Depending on the travel offer, a voucher may be purchased at this site for each traveler enabling further savings. All vouchers have a 100% refund guarantee and if you are not happy with your travel purchase, you can still recover the cost of the voucher after completion of your travel. You can also get the vouchers at no cost if you are a member on this online travel club.
In order to be listed on this site the travel provider has to offer a voucher that can be used towards their travel products and packages. The voucher must be equivalent to, or more than, the commissions that they would pay to a seller of their products and this saving is passed on to travelers who are prepared to handle their own arrangements directly with the provider, the site retaining a small percentage from each voucher. No other fees are charged to the travel suppliers so the only time they will incur a cost is when they get a sale and that is built in to their retail price anyway.
You cannot buy travel products, vacations, packages or even make reservations or bookings on this site but you do get to select from some popular travel activities and destinations, all with savings. One particular deal stands out, that is if you want to use a voucher towards a charter boat in the Greek Islands – buy a 1,500euro (around $2,000usd) voucher for $100usd or another one towards a 7day river cruise in Thailand. In many countries you can find escorted tours offering a 10% or more savings voucher per person, as long as you handle your own reservations directly with the supplier.
The site recommends that once you have found a travel selection with a voucher attached that you contact the provider to satisfy yourself of their advertised services, contact them from the information supplied on the voucher, make your reservation and then buy as many vouchers as you need. You can purchase vouchers as gift certificates in which case prior contact may not be necessary but the choice is yours.

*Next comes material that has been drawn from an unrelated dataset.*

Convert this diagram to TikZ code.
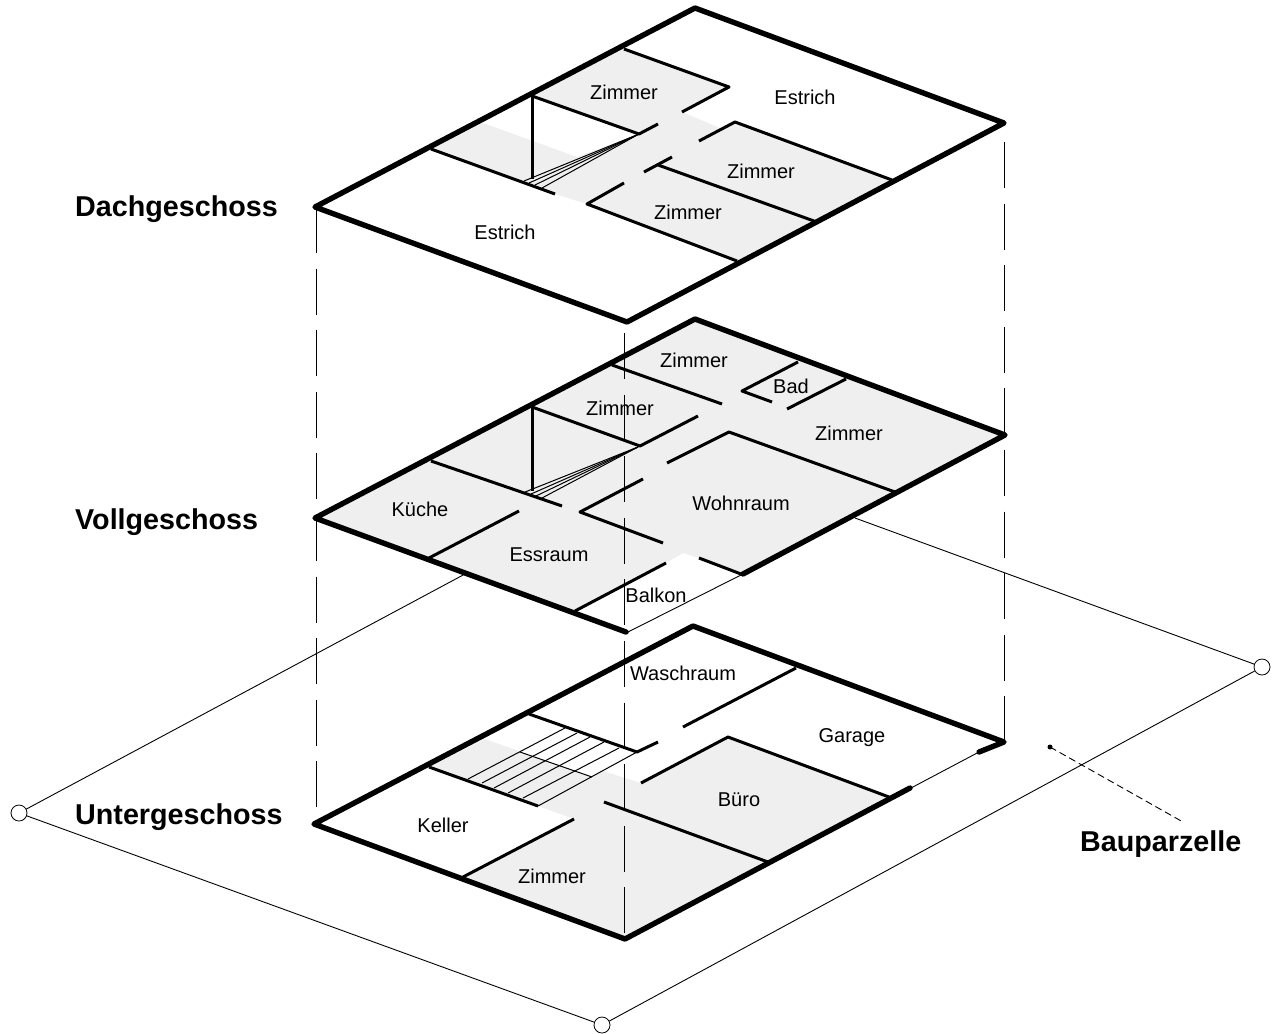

This is an original concept for travel purchases but this service has a natural fit into the way we all do business on the web which is for direct prices for direct purchasers but at the same time allowing for the traditional way of buying from retail operators. Many retail travel agents are also tour operators who offer their own tour products which are available to other retailers and thus have built-in commission elements but retailers with knowledge, experience and expertise of destinations and activities and who want to reach out to a larger market of travelers may also use the service.